Born in Paris in 1922, Lamorisse was a daydreamer in his youth, unable to focus in school. Nothing seemed to interest him—until he discovered film. After graduating from France’s national film school in 1945, he headed to Tunisia, where he helped photograph a documentary short, Kairouan, and then made his own, Djerba (1947), about the potters on that island. While there, he also hatched the idea for his first fiction piece, Bim, the Little Donkey (1951), in which a boy named Abdallah must fight to stop his beloved donkey from being stolen, first by a spoiled rich boy, then by criminals.
Bim immediately established the director’s meticulous approach: he spent a year planning it and four months shooting it—an extravagant schedule for a short film, one might think, but perhaps essential for a production with a cast consisting almost entirely of children and animals. Lamorisse reported that the baby donkeys used in the film drank fifty-five bottles of milk a day.
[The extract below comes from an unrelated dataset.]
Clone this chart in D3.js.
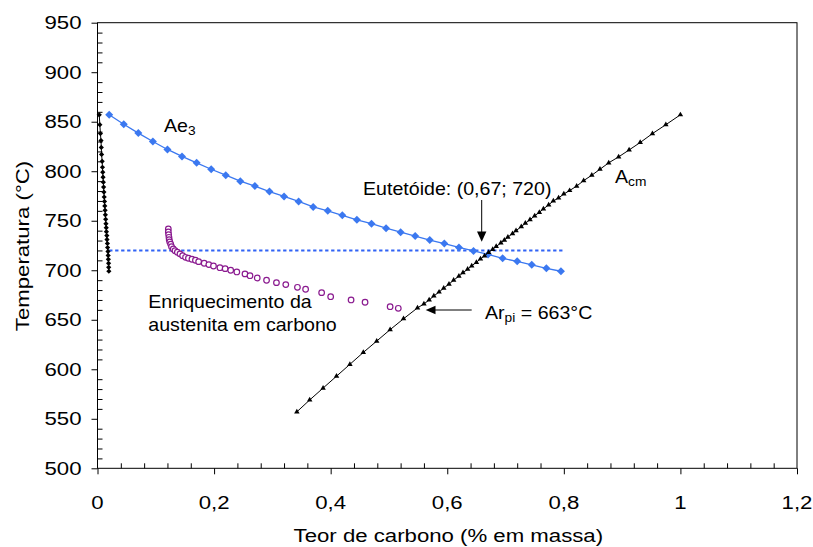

However, he added, what he’d heard about donkeys being stubborn, stupid, and truculent was not to be trusted; he had nothing but praise for the discipline of his four-legged thespians. “I am,” Lamorisse said, “a friend of the donkey more than any animal.”
The film is reminiscent of the work of the Children’s Film Foundation, a charitable concern in Britain that between 1951 and 1988 made shortish features for and with children, frequently presenting empowering scenarios in which kids triumph over wicked adults, often gangs of thieves, as occurs in Bim. The title donkey in Lamorisse’s film is a rather passive character, like Robert Bresson’s Balthazar, generally reduced to the status of a prop. But the sight of the little fellow nestled in the arms of young Abdallah is adorable.